TASK BRIEF: Exactly the lines from the start of the data below through the line that contains "(0,0) rectangle (1555,871);" are to be copied, with pictures left out.

RAW DATA:
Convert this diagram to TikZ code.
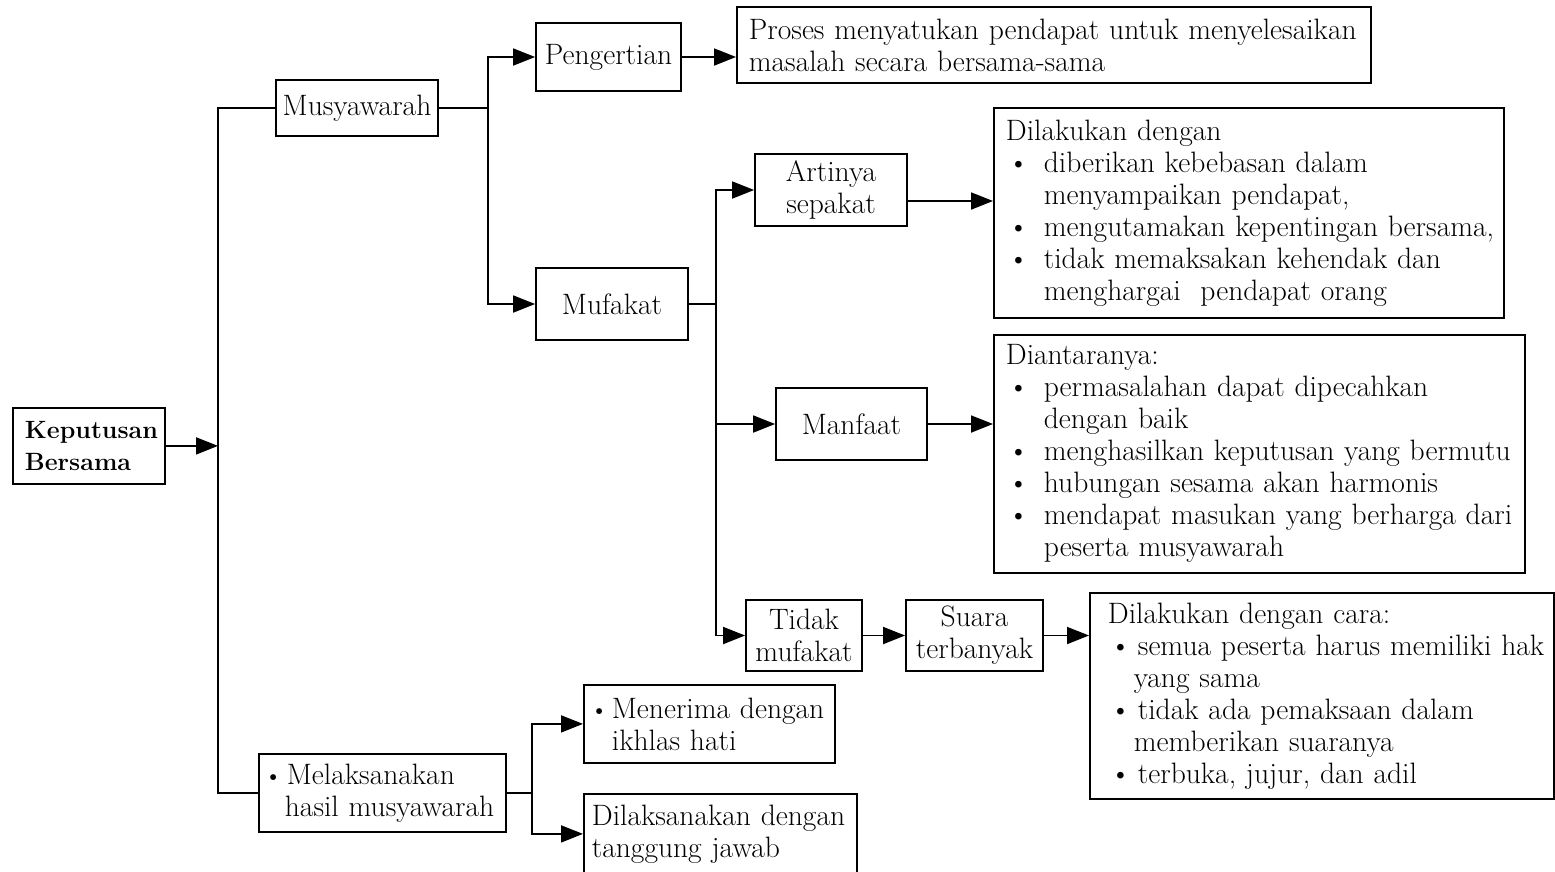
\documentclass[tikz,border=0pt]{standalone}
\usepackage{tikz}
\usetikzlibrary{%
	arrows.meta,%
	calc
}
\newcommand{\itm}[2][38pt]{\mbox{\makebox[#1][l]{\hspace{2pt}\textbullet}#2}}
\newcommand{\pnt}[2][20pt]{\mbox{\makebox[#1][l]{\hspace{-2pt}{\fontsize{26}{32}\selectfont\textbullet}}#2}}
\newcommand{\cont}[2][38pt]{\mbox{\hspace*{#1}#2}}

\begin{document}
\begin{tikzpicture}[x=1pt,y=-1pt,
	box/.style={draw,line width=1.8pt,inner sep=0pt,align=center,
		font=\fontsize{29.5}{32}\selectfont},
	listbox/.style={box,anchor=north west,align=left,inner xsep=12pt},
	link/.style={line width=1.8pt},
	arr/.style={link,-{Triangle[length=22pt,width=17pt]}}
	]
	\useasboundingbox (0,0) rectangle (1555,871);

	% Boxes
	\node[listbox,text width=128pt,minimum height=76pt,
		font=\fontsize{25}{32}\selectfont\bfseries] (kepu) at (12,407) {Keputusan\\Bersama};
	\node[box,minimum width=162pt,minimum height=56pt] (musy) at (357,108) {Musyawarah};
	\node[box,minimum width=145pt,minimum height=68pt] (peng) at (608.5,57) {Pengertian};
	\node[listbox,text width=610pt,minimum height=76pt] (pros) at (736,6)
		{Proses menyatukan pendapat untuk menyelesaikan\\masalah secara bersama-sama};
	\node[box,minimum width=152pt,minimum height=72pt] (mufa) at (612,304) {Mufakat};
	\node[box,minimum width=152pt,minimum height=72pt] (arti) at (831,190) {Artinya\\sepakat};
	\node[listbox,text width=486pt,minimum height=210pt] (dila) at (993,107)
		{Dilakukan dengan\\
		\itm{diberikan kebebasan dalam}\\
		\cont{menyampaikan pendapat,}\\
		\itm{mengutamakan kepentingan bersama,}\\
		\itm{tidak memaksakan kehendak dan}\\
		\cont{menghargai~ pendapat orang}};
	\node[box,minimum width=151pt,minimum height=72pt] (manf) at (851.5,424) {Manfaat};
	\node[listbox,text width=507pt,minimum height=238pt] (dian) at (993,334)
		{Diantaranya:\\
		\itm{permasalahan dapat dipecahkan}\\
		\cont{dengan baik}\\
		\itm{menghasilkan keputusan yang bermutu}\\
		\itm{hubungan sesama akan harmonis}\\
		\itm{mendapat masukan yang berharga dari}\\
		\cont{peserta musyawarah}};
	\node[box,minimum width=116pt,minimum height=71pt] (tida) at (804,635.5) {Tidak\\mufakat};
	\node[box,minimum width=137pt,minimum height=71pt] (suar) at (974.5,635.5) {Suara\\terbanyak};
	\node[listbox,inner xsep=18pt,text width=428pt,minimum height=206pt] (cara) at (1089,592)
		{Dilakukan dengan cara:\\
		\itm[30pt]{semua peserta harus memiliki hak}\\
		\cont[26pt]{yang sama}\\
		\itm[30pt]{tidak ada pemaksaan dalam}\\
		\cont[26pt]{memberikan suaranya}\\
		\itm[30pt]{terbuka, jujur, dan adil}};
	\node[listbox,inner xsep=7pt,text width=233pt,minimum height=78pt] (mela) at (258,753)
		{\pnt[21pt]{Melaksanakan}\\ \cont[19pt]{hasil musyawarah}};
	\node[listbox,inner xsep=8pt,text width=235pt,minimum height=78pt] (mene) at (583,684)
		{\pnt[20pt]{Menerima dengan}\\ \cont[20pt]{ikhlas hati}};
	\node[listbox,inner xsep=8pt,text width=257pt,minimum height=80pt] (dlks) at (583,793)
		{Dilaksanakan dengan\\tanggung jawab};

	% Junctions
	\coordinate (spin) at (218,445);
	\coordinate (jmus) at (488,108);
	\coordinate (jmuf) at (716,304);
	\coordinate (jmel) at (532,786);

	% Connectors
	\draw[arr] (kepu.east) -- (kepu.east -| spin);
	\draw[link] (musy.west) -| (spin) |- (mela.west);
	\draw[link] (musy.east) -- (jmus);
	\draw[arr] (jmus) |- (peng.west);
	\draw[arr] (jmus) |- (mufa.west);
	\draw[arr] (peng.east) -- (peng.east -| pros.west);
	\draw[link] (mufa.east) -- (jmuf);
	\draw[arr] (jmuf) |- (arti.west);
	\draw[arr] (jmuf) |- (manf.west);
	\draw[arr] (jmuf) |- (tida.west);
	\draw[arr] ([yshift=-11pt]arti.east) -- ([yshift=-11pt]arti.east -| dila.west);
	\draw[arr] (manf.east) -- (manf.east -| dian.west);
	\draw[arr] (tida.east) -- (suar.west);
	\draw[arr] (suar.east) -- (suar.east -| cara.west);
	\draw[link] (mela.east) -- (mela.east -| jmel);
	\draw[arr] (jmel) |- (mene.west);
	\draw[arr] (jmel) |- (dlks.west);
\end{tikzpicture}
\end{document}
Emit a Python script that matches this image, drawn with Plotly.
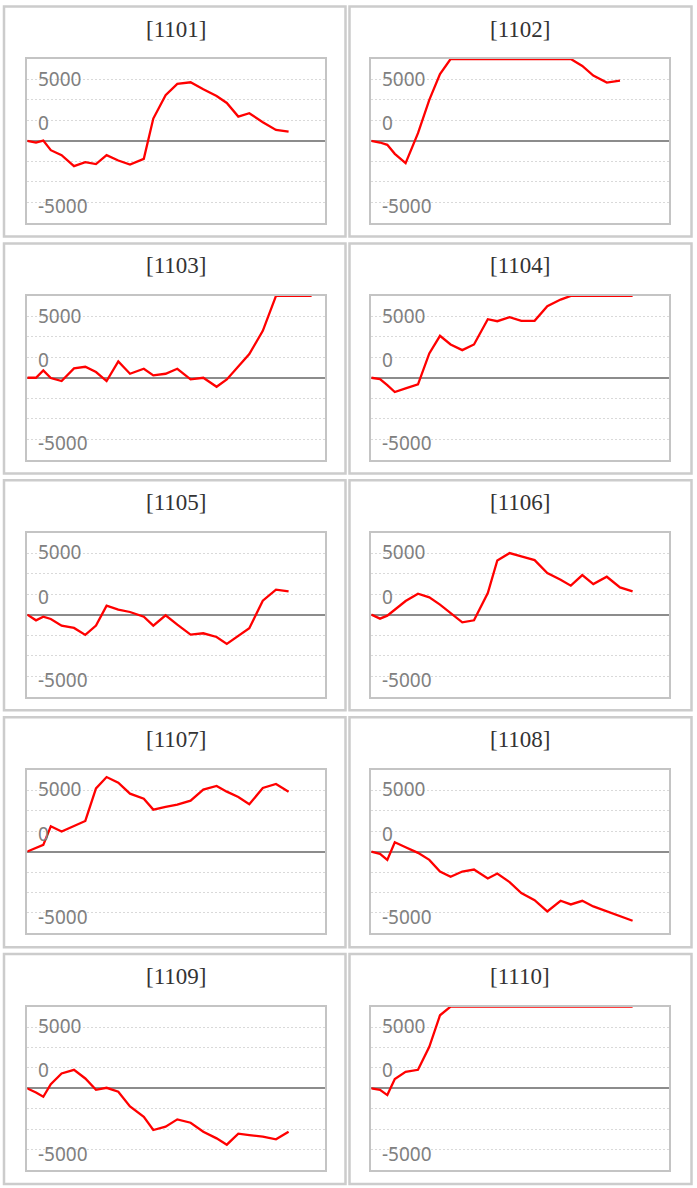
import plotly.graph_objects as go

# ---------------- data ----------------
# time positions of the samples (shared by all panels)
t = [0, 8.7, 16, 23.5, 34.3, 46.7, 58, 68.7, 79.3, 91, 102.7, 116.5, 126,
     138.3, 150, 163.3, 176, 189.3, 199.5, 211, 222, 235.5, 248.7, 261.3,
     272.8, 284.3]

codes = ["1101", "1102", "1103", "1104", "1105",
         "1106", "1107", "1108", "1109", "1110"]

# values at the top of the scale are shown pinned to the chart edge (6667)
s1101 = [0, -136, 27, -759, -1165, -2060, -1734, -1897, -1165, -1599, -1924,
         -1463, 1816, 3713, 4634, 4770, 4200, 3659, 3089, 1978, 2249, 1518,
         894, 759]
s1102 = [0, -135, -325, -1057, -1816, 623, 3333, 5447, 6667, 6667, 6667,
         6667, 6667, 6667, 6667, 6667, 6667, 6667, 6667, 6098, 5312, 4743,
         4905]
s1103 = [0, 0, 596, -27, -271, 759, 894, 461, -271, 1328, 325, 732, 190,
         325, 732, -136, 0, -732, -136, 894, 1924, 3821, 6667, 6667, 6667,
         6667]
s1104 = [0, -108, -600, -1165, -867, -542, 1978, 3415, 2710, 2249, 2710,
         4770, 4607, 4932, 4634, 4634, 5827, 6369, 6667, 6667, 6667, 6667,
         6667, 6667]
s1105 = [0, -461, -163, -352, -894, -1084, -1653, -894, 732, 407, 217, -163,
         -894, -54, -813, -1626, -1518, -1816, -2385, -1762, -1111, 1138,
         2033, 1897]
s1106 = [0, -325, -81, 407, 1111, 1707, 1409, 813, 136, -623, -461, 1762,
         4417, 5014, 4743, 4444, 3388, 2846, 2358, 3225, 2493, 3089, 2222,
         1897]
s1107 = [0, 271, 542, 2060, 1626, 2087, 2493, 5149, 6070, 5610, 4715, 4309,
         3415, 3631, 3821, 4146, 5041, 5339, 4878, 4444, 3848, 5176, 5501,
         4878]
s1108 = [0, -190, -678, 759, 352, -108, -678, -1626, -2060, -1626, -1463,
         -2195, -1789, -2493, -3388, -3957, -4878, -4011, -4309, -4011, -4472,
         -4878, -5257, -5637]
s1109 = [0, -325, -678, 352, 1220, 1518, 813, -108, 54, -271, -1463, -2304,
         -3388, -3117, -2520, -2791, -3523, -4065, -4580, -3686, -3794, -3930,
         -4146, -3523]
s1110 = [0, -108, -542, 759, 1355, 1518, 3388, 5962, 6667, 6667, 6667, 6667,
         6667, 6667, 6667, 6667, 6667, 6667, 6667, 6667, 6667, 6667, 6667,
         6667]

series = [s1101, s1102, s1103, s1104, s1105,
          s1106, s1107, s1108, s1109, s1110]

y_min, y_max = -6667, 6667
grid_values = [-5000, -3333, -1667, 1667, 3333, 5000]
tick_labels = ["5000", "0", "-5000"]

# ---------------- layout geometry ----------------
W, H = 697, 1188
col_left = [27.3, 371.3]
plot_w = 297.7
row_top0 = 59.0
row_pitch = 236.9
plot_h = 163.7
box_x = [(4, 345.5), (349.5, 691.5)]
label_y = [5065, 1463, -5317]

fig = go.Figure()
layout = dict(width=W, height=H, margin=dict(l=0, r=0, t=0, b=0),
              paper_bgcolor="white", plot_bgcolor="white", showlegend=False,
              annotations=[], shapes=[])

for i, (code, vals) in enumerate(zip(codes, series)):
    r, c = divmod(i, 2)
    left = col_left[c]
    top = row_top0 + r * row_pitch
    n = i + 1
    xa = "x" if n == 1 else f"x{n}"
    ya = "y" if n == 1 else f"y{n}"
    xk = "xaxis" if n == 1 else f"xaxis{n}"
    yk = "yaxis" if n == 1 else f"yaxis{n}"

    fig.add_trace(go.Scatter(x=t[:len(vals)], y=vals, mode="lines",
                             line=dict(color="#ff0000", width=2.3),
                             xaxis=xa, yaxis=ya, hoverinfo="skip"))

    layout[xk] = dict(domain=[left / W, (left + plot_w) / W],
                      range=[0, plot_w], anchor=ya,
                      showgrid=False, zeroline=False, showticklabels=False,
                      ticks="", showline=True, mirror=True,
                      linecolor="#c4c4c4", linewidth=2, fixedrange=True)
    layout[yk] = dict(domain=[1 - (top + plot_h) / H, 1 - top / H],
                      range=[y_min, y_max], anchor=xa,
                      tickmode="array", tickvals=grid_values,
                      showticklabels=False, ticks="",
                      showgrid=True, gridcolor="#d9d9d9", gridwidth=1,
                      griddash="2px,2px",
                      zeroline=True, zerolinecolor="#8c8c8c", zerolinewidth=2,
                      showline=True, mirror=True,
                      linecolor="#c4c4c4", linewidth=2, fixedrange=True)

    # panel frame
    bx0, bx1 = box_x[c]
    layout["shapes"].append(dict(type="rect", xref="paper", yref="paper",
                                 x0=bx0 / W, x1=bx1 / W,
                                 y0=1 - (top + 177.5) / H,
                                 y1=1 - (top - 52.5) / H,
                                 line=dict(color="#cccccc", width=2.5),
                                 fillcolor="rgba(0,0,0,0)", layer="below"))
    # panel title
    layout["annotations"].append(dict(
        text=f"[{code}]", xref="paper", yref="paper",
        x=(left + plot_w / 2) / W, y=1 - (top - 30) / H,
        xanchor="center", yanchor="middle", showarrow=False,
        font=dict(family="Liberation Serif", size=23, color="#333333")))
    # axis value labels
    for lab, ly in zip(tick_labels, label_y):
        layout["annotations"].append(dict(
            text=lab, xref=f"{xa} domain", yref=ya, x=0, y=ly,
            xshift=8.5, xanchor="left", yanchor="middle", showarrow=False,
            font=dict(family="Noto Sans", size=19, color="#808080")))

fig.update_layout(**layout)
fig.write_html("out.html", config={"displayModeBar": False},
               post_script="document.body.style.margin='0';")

RESULT BELOW:
Convert this diagram to TikZ code.
\documentclass[tikz,border=0pt]{standalone}
\usepackage{tikz}
\usetikzlibrary{%
	arrows.meta,%
	calc
}
\newcommand{\itm}[2][38pt]{\mbox{\makebox[#1][l]{\hspace{2pt}\textbullet}#2}}
\newcommand{\pnt}[2][20pt]{\mbox{\makebox[#1][l]{\hspace{-2pt}{\fontsize{26}{32}\selectfont\textbullet}}#2}}
\newcommand{\cont}[2][38pt]{\mbox{\hspace*{#1}#2}}

\begin{document}
\begin{tikzpicture}[x=1pt,y=-1pt,
	box/.style={draw,line width=1.8pt,inner sep=0pt,align=center,
		font=\fontsize{29.5}{32}\selectfont},
	listbox/.style={box,anchor=north west,align=left,inner xsep=12pt},
	link/.style={line width=1.8pt},
	arr/.style={link,-{Triangle[length=22pt,width=17pt]}}
	]
	\useasboundingbox (0,0) rectangle (1555,871);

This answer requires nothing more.